I have to model a situation where I have a table Chequing_Account (which contains budget, iban number and other details of the account) which has to be related to two different tables Person and Corporation which both can have 0, 1 or many chequing accounts.
In other words I have two 1-to-many relationships with the same table Chequing account
I would like to hear solutions for this problem which respect the normalization requirements.
Most solutions I have heard around are:
1) find a common entity of which both Person and Corporation belong and create a link table between this and the Chequing_Account table, this is not possible in my case and even if it were I want to solve the general problem and not this specific instance.
2) Create two link tables PersonToChequingAccount and CorporationToChequingAccount which relate the two entities with the Chequing Accounts. However I don't want two Persons to have the same chequing account, and I don't want to have a natural person and a Corporation to share a chequing account! see this image
3) Create two foreign keys in Chequing Account which point to Corporation and Natural Person, however I would thus enforce that a Person and a Company can have many chequing accounts however I would have to manually ensure that for each ChequingAccount row not both relations point to Corporation and Natural person because a checquing account is either of a corporation or of a Natural Person. see this image
Is there any other cleaner solution to this problem?
Best Answer
Relational databases are not built to handle this situation perfectly. You have to decide what is most important to you and then make your trade-offs. You have several goals:
The problem is that some of these goals compete with one another.
Sub-Typing Solution
You could choose a sub-typing solution where you create a super-type that incorporates both corporations and persons. This super-type would probably have a compound key of the natural key of the sub-type plus a partitioning attribute (e.g.
customer_type). This is fine as far as normalization goes and it allows you to enforce referential integrity as well as the constraint that corporations and persons are mutually exclusive. The problem is that this makes data retrieval more difficult, because you always have to branch based oncustomer_typewhen you join account to the account holder.

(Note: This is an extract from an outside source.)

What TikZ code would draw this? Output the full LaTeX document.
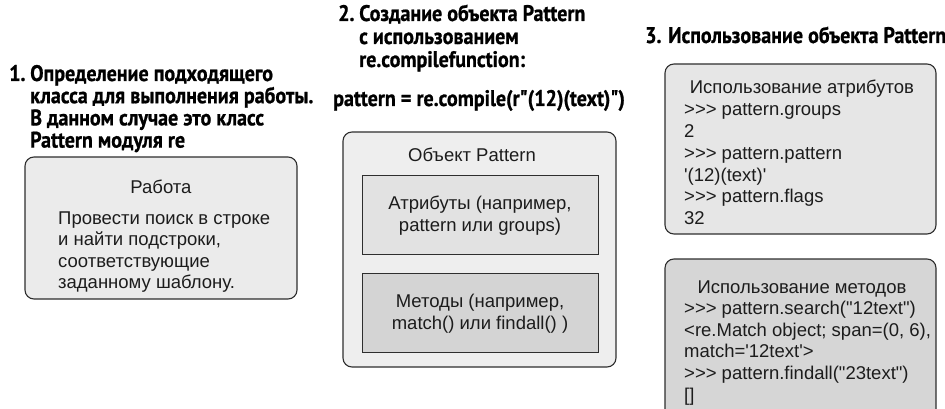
\documentclass[tikz,border=0pt]{standalone}
\usepackage{fontspec}
\setmainfont{Liberation Sans}
\newfontfamily\bodyfont{Liberation Sans}
\newfontfamily\headfont[FakeStretch=0.89,FakeBold=0.8]{PT Sans}

\definecolor{edge}{HTML}{2E2E2E}
\definecolor{inktext}{HTML}{1C1C1C}
\definecolor{fillwork}{HTML}{EBEBEB}
\definecolor{fillobj}{HTML}{EEEEEE}
\definecolor{fillattr}{HTML}{E2E2E2}
\definecolor{fillmeth}{HTML}{D4D4D4}
\definecolor{fillusea}{HTML}{E6E6E6}
\definecolor{fillusem}{HTML}{D6D6D6}

\tikzset{
  panel/.style={draw=edge, line width=1.1pt, rounded corners=9pt, inner sep=0pt},
  subbox/.style={draw=edge, line width=1pt, inner sep=0pt},
  body/.style={font=\bodyfont\fontsize{18.5}{21.7}\selectfont, text=inktext, inner sep=0pt},
  head/.style={font=\headfont\bfseries\fontsize{22.5}{23}\selectfont, text=black, inner sep=0pt},
}

\begin{document}
\begin{tikzpicture}[x=1pt,y=-1pt]
\useasboundingbox (0,0) rectangle (945,409);
\clip (0,0) rectangle (945,409);

% ---------- step 1: the job ----------
\node[head, anchor=base west] (h1n) at (9,81) {1.};
\foreach \t [count=\i] in {{Определение подходящего},{класса для выполнения работы.},{В данном случае это класс},{Pattern модуля re}}
  \node[head, anchor=base west] (h1-\i) at (30,{81+22.2*(\i-1)}) {\t};

\node[panel, fill=fillwork, minimum width=272pt, minimum height=142pt] (work) at (161,228) {};
\node[body, anchor=base] (worktitle) at (161,193.5) {Работа};
\foreach \t [count=\i] in {{Провести поиск в строке},{и найти подстроки,},{соответствующие},{заданному шаблону.}}
  \node[body, anchor=base west] (work-\i) at (58,{224+21.6*(\i-1)}) {\t};

% ---------- step 2: building the Pattern object ----------
\node[head, anchor=base west] (h2n) at (338,21) {2.};
\foreach \t [count=\i] in {{Создание объекта Pattern},{с использованием},{re.compilefunction:}}
  \node[head, anchor=base west] (h2-\i) at (359,{21+23*(\i-1)}) {\t};
\node[head, anchor=base west] (compile) at (333,106) {pattern = re.compile(r"(12)(text)")};

\node[panel, fill=fillobj, minimum width=273pt, minimum height=235pt] (obj) at (479.5,249.5) {};
\node[body, anchor=base] (objtitle) at (472,161) {Объект Pattern};

\node[subbox, fill=fillattr, minimum width=236pt, minimum height=79pt] (attr) at (480,214.5) {};
\node[body, anchor=base] (attr-1) at (480,209.6) {Атрибуты (например,};
\node[body, anchor=base] (attr-2) at (480,231.3) {pattern или groups)};

\node[subbox, fill=fillmeth, minimum width=236pt, minimum height=79pt] (meth) at (480,312.5) {};
\node[body, anchor=base] (meth-1) at (480,307.6) {Методы (например,};
\node[body, anchor=base] (meth-2) at (480,329.3) {match() или findall() )};

% ---------- step 3: using the Pattern object ----------
\node[head, anchor=base west] (h3) at (645,43) {3. Использование объекта Pattern};

\node[panel, fill=fillusea, minimum width=271pt, minimum height=170pt] (usea) at (800.5,149) {};
\node[body, anchor=base] (useatitle) at (802,94) {Использование атрибутов};
\foreach \t [count=\i] in {{>>> pattern.groups},{2},{>>> pattern.pattern},{'(12)(text)'},{>>> pattern.flags},{32}}
  \node[body, anchor=base west] (usea-\i) at (684,{116+21.7*(\i-1)}) {\t};

\node[panel, fill=fillusem, minimum width=271pt, minimum height=172pt] (usem) at (800.5,345) {};
\node[body, anchor=base] (usemtitle) at (802,293) {Использование методов};
\foreach \t [count=\i] in {{>>> pattern.search("12text")},{<re.Match object; span=(0, 6),},{match='12text'>},{>>> pattern.findall("23text")},{[]}}
  \node[body, anchor=base west] (usem-\i) at (684,{314.5+21.7*(\i-1)}) {\t};
\end{tikzpicture}
\end{document}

This probably means usingUNIONand having a lot of repetitive SQL in your query.Two Foreign Keys Solution
You could choose a solution where you keep two foreign keys in your account table, one to corporation and one to person. This solution also allows you to maintain referential integrity, normalization and mutual exclusivity. It also has the same data retrieval drawback as the sub-typing solution. In fact, this solution is just like the sub-typing solution except that you get to the problem of branching your joining logic "sooner".
Nevertheless, a lot of data modellers would consider this solution inferior to the sub-typing solution because of the way that the mutual exclusivity constraint is enforced. In the sub-typing solution you use keys to enforce the mutual exclusivity. In the two foreign key solution you use a
CHECKconstraint. I know some people who have an unjustified bias against check constraints. These people would prefer the solution that keeps the constraints in the keys."Denormalized" Partitioning Attribute Solution
There is another option where you keep a single foreign key column on the chequing account table and use another column to tell you how to interpret the foreign key column (RoKa's
OwnerTypeIDcolumn). This essentially eliminates the super-type table in the sub-typing solution by denormalizing the partitioning attribute to the child table. (Note that this is not strictly "denormalization" according to the formal definition, because the partitioning attribute is part of a primary key.) This solution seems quite simple since it avoids having an extra table to do more or less the same thing and it cuts the number of foreign key columns down to one. The problem with this solution is that it doesn't avoid the branching of retrieval logic and what's more, it doesn't allow you to maintain declarative referential integrity. SQL databases don't have the ability to manage a single foreign key column being for one of multiple parent tables.Shared Primary Key Domain Solution
One way that people sometimes deal with this issue is to use a single pool of IDs so that there is no confusion for any given ID whether it belongs to one sub-type or another. This would probably work pretty naturally in a banking scenario, since you aren't going to issue the same bank account number to both a corporation and a natural person. This has the advantage of avoiding the need for a partitioning attribute. You could do this with or without a super-type table. Using a super-type table allows you to use declarative constraints to enforce uniqueness. Otherwise this would have to be enforced procedurally. This solution is normalized but it won't allow you to maintain declarative referential integrity unless you keep the super-type table. It still does nothing to avoid complex retrieval logic.
You can see therefore that it isn't really possible to have a clean design that follows all of the rules, while at the same time keeping your data retrieval simple. You have to decide where your trade-offs are going to be.